Director: Spike Lee.

Guión: Richard Price y Spike Lee, adaptando la obra del primero.

Intérpretes: Mekki Phiffer, Harvey Keitel, Delroy Lindo, Isaiah Washington, John Turturro.

Música: Terrence Blanchard.

Fotografía: Malik Hassaan Sayed.

EEUU. 1995. 108 minutos.

 

 


 

 

   Tándem neoyorquino

 

No es un dato baladí que Martin Scorsese sea el productor ejecutivo de esta obra.
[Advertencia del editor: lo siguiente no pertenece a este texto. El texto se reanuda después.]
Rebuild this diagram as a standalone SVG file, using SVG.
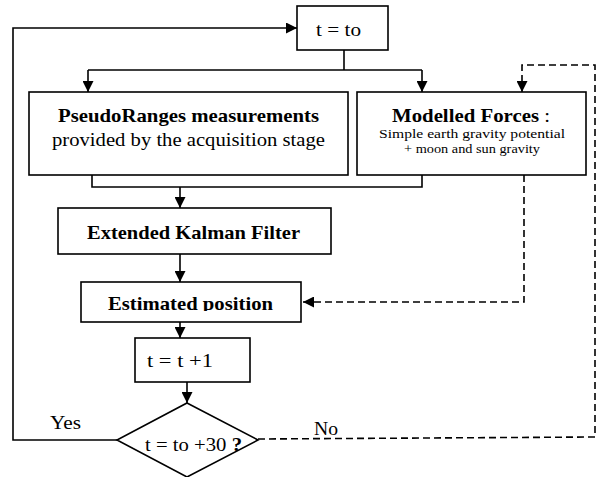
<svg xmlns="http://www.w3.org/2000/svg" width="600" height="477" viewBox="0 0 600 477">
<style>
.box{fill:#fff;stroke:#000;stroke-width:1.6}
.ln{fill:none;stroke:#000;stroke-width:1.6}
.dash{fill:none;stroke:#000;stroke-width:1.6;stroke-dasharray:7 4}
text{font-family:"Liberation Serif","Times New Roman",serif;fill:#000}
.b{font-weight:bold}
</style>
<defs>
<marker id="ah" viewBox="0 0 10 10" refX="10" refY="5" markerWidth="11" markerHeight="11" markerUnits="userSpaceOnUse" orient="auto">
<path d="M0,0 L10,5 L0,10 Z" fill="#000"/>
</marker>
<clipPath id="clipEst"><rect x="81" y="282" width="220" height="29"/></clipPath>
</defs>
<rect width="600" height="477" fill="#fff"/>
<g id="connectors">
<path class="ln" d="M344,50 V70"/>
<path class="ln" d="M88,70 H422"/>
<path class="ln" d="M88,70 V92" marker-end="url(#ah)"/>
<path class="ln" d="M422,70 V92" marker-end="url(#ah)"/>
<path class="ln" d="M92,175 V187 H422 V175"/>
<path class="ln" d="M180,187 V208" marker-end="url(#ah)"/>
<path class="ln" d="M180,254 V282" marker-end="url(#ah)"/>
<path class="ln" d="M180,322 V338" marker-end="url(#ah)"/>
<path class="ln" d="M187,382 V403" marker-end="url(#ah)"/>
<path class="ln" d="M117,440 H13 V28 H297" marker-end="url(#ah)"/>
<path class="dash" d="M524,175 V302 H303" marker-end="url(#ah)"/>
<path class="dash" d="M258,439 L595,437 V65 H522 V92" marker-end="url(#ah)"/>
</g>
<g id="node-start">
<rect class="box" x="297" y="6" width="91" height="44"/>
<text x="316" y="36" font-size="18" textLength="45" lengthAdjust="spacingAndGlyphs">t = to</text>
</g>
<g id="node-pseudo">
<rect class="box" x="29" y="92" width="319" height="83"/>
<text x="58" y="122" font-size="19" class="b" textLength="261" lengthAdjust="spacingAndGlyphs">PseudoRanges measurements</text>
<text x="52" y="146" font-size="19" textLength="273" lengthAdjust="spacingAndGlyphs">provided by the acquisition stage</text>
</g>
<g id="node-forces">
<rect class="box" x="357" y="92" width="229" height="83"/>
<text x="392" y="122" font-size="19" textLength="158" lengthAdjust="spacingAndGlyphs"><tspan class="b">Modelled Forces</tspan> :</text>
<text x="379" y="138" font-size="13" textLength="186" lengthAdjust="spacingAndGlyphs">Simple earth gravity potential</text>
<text x="404" y="153" font-size="13" textLength="136" lengthAdjust="spacingAndGlyphs">+ moon and sun gravity</text>
</g>
<g id="node-ekf">
<rect class="box" x="58" y="208" width="273" height="46"/>
<text x="87" y="239" font-size="19" class="b" textLength="213" lengthAdjust="spacingAndGlyphs">Extended Kalman Filter</text>
</g>
<g id="node-est">
<rect class="box" x="81" y="282" width="220" height="40"/>
<text x="108" y="310" font-size="19" class="b" textLength="165" lengthAdjust="spacingAndGlyphs" clip-path="url(#clipEst)">Estimated position</text>
</g>
<g id="node-incr">
<rect class="box" x="135" y="338" width="115" height="44"/>
<text x="147" y="367" font-size="18" textLength="66" lengthAdjust="spacingAndGlyphs">t = t +1</text>
</g>
<g id="node-decision">
<path class="box" d="M187,403 L258,440 L187,477 L117,440 Z"/>
<text x="145" y="451" font-size="19" textLength="97" lengthAdjust="spacingAndGlyphs">t = to +30 <tspan class="b">?</tspan></text>
</g>
<g id="labels">
<text x="50" y="429" font-size="18" textLength="31" lengthAdjust="spacingAndGlyphs">Yes</text>
<text x="314" y="435" font-size="18" textLength="24" lengthAdjust="spacingAndGlyphs">No</text>
</g>
</svg>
Al talante del realizador de Mean Streets (su interés por el retrato de la gente que vive en Nueva York, que es una ciudad muy grande, mucho más que los formidables clichés de Manhattan que suelen limitar la visión del público) se le une el talento del realizador de Do the right thing (Spike Lee, quien no le tiene que envidiar a Scorsese esa cualidad de “director de la ciudad de Nueva York”) para efectuar una radiografía vívida, ágil y peleona del submundo de las drogas en un barrio negro de Brooklyn, un retrato de las personas que se esconden (o más bien perecen) bajo las estadísticas (estadísticas como las de muertos por efecto directo e indirecto de las drogas y su tráfico: en ese sentido no es casual el interés del filme en tapizar los créditos iniciales con fotografías reales de ese horror).

 

 

    Los golpes de la vida

 

Clockers bebe en todo momento de ese dinamismo escénico al que el director neoyorquino nos tiene acostumbrados, el pulso narrativo del mismo Lee que deslumbró a propios con Nola Darling y a propios y extraños con Do the Right Thing, y que ahora se consagra como uno de los mejores creadores (amén de más comprometidos –con más causas que la racial, para cerrar las bocas de tantos críticos apócrifos-) de su tiempo. Y la gracia del invento es pasar ese drama y esa descripción por el filtro de una película de género, un relato de suspense en el que pende la duda sobre la autoría de un asesinato. Pero en el devenir dramático de esos acontecimientos lo que importa a la cámara no es el juego a lo buddy movie entre Keitel y Turturro, ni tampoco los fuegos de artificio. Ese interés más bien reside en el retrato de una plaza luminosa, en los signos empleados por los clockers o camellos de baja estofa, en las conversaciones sobre videojuegos violentos e ídolos del rap que empuñan pistolas, en el reclutamiento de las jóvenes generaciones y la reivindicación airada de las madres que temen por el abismo, en la tenebrosa luminosidad de un interrogatorio policial, en las campantes y cínicas conversaciones de los inspectores al efectuar una primera autopsia a un cadáver in situ y en presencia de los transeúntes, en las apariencias de un hombre que se pasa el día sacando el polvo a su cuartelillo y ordenando la vida y la muerte, o en el miedo perenne en el cuerpo y alma de un chico de nombre tan inopinable como Strike (quien, por cierto, se pasa el filme sangrando sin que se nos aclare si se trata de una úlcera, o algún tipo de enfermedad: Strike somatiza el peso que le incumbe, y el guión literaliza de una forma original y cruda esa condición malabar en un circo de demasiadas pistas que hace de Strike el hombre más manoseado, insultado y golpeado de la función, víctima de sí mismo mucho menos que del resto de condicionantes con los que lidia en el día a día).

 

 

    Huir

   En el desenlace, el falso filme de género termina felizmente. El hermano de Strike, el hombre íntegro, sale de la cárcel y abraza a su familia. En la realidad trazada tras la trama de género, esa salida lo es de la prisión preventiva, porque pronto tendrá que responder de un crimen, mientras el traficante que encarna Delroy Lindo continuará desarrollando sus artes untuosas y asesinas con toda impunidad. La huida de Strike, la conversión de su sueño en realidad ferroviaria también esconde un punto de amargura, por cuanto queda patente que el nivel de los anhelos de aquel pobre desgraciado no alcanza a nada más que a ... huir.